● **Job**
From the very first line of the data to the line containing "plt.rcParams['font.family'] = ['Liberation", retype everything exactly, leaving the pictures behind.

● **Source excerpt**
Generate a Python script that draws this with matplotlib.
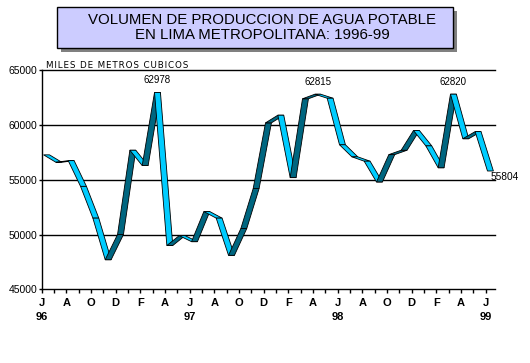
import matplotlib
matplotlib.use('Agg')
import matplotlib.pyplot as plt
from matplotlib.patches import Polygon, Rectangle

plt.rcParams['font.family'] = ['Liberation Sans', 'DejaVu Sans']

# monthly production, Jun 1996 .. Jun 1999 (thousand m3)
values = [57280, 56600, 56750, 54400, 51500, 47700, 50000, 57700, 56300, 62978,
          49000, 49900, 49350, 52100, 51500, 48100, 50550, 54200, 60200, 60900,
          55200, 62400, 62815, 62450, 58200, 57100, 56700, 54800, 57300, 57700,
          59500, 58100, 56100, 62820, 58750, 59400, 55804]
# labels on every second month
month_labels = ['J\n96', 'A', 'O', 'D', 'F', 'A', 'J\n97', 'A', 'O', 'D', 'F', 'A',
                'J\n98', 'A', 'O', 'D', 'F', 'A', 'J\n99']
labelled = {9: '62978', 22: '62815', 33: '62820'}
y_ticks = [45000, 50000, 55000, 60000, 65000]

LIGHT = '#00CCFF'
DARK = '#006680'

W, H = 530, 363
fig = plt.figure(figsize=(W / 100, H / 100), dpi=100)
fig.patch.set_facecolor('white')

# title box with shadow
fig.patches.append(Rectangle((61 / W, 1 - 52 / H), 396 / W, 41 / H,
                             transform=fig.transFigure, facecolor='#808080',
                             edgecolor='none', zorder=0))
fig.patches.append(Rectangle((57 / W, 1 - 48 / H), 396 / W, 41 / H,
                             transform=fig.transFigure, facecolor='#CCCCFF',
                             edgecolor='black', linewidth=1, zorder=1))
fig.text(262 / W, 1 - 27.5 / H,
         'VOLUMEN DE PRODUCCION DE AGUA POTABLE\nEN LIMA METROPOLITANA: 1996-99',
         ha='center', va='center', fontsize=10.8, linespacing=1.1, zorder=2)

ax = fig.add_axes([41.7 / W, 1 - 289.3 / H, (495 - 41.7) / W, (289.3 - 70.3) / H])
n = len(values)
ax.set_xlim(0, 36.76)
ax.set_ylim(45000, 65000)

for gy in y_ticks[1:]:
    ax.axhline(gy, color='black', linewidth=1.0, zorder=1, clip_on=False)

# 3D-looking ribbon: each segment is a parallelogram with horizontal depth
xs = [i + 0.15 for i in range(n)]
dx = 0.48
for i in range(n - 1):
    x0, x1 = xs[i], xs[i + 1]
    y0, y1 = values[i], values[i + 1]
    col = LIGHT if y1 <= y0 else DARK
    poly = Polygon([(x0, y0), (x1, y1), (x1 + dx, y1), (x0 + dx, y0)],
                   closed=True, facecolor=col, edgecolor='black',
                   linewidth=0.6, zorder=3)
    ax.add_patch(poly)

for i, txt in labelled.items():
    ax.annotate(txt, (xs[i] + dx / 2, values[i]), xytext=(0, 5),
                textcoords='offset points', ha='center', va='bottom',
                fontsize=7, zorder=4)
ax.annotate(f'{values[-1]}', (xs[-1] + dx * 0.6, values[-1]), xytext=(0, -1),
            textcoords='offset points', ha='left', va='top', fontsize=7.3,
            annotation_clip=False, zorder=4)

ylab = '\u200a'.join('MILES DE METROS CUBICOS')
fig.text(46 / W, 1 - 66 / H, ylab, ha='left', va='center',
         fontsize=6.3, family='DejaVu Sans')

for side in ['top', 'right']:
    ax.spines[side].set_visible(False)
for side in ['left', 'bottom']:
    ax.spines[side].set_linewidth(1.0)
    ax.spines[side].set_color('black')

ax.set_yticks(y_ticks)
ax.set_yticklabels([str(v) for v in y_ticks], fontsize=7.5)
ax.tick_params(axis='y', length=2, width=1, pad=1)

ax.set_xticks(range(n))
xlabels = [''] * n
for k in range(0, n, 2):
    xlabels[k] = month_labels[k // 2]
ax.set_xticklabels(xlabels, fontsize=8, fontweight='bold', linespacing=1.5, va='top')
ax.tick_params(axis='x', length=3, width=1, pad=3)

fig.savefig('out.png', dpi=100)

● **Problem solution**
Generate a Python script that draws this with matplotlib.
import matplotlib
matplotlib.use('Agg')
import matplotlib.pyplot as plt
from matplotlib.patches import Polygon, Rectangle

plt.rcParams['font.family'] = ['Liberation Sans', 'DejaVu Sans']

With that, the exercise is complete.